If Chirag and Tejashwi are not able to benefit from the legacy of their fathers in the forthcoming Assembly elections, then who will?
Will the two young leaders of Bihar, Tejashwi Yadav of the Rashtriya Janata Dal (RJD) and Chirag Paswan of the Lok Janshakti Party (LJP) be able to fill the big shoes of their fathers? Lalu Prasad and Ram Vilas Paswan had been players in Bihar politics for decades and held their own despite various ups and downs in their lives. They sensed a political opening in the late eighties to challenge the dominant Congress and succeeded to a certain extent. Now, years down the line, an ailing Lalu is in a jail in Ranchi, serving his sentence in the fodder scam while Paswan passed away recently.
Now, the two young leaders will be playing a much more pronounced role in Bihar politics. They are leading two important caste groups, the Yadavs and the Dalits in Bihar, estimated to be about 24-30 per cent of the electorate. To their advantage, their fathers declared both the young leaders as their political heirs long ago.
The 39-year-old Tejashwi Yadav is the leader of the Opposition alliance called the Mahagathbandhan (Grand Alliance). The Congress Party, the CPI, CPI–M and some smaller parties are part of the coalition. This Mahagathbandhan will be facing the ruling JD(U)–BJP alliance in the Assembly elections in the State.
Tejashwi is young, ambitious, articulate and has learnt some tricks of politics from his father. Once Lalu went to jail, he grabbed the opportunity and quickly moved to neutralise his opponents. However, Tejashwi has many challenges ahead. The first is to keep the flock together. Raghuvansh Prasad Singh, a close confidant of Lalu, resigned as the party’s vice-president and left the RJD just before his death last month. Senior leaders like Shivanand Tiwari and some MLAs are leaving the RJD and joining Nitish Kumar’s camp. Though Tejashwi has inherited Lalu’s name, his identity and political legacy, we have to see whether he inherits his father’s vote bank, too. Lalu had carefully built up the Yadav–Muslim (MY) electorate. With his one action of halting BJP leader LK Advani’s famous Rath Yatra in 1990, he has claimed secular credentials for all time to come. In all probability this vote bank will remain with Tejashwi.
Then there is the youth vote. There are four crore young voters who should be targetted by the two young leaders. Tejashwi has built up his social media platforms, posters, slogans and election jingles. Though he has studied only up to Class IX, he is also proficient in English. However, Tejashwi has a long way to go as he lacks the political shrewdness of Lalu.

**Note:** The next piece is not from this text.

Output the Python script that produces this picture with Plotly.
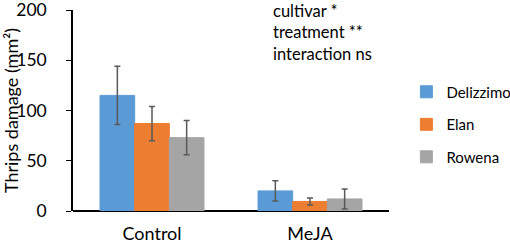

Second, he has nothing much to show for his achievements as he was the Deputy Chief Minister only for 20 months. Third, Lalu overlooked the claims of his elder son Tej Prasad Yadav and daughter Misa Bharti and declared Tejashwi as his political heir, which has created jealousy and trouble in the family. Tejashwi has to sort this out and ensure his family’s support. Fourth, Tejashwi got his position on a silver platter. He became the Deputy Chief Minister at the young age of 26 and is now waiting to become the Chief Minister. When the Mahagathbandhan ended in 2017, he became the Leader of the Opposition and now the leader of the Grand Alliance. Now is the time for him to show his leadership skills.
Chirag’s story is different. He wanted to become a film actor but after failing to make an impact in Bollywood, joined his father in politics and soon rose to become the party chief. He has been involved in many crucial decisions of the party, including the recent decision to go solo in Bihar Assembly polls, leaving the Nitish-led NDA in Bihar.
Ram Vilas Paswan was known as a weathercock and he had worked with eight Prime Ministers, serving in their Cabinets for decades. His recent death would help Chirag in boosting the party but we will have to see how he translates the sympathy factor into votes. Chirag is yet to emerge as a new Dalit icon like his father. He will also face the challenge of galvanising the party workers and consolidate his position. He should be able to make his voters believe that he is the right person to fill the space left by his father.
In Bihar, Dalits comprise over 17 per cent of the population and they are one of the game-changers. While Paswan could keep his Dalit constituency intact by going “solo”, Chirag will be allowing the LJP’s rank and file to contest the election on a much bigger scale and expand its organisational footprint. Rumours say that he has also sealed a deal with the BJP for the post-election scenario. The two leaders will be facing a formidable combination of the JD(U) and the BJP, who have established leadership, experience, money power, muscle power and the electoral machinery at their beck and call. However, if Chirag and Tejashwi are not able to benefit from the legacy of their fathers, then who will? Could it be the JD(U) or the BJP or the Congress? Probably both might succeed in keeping their flock together if they play their cards well. Or else their voters might move away and then the playing field will be open to all.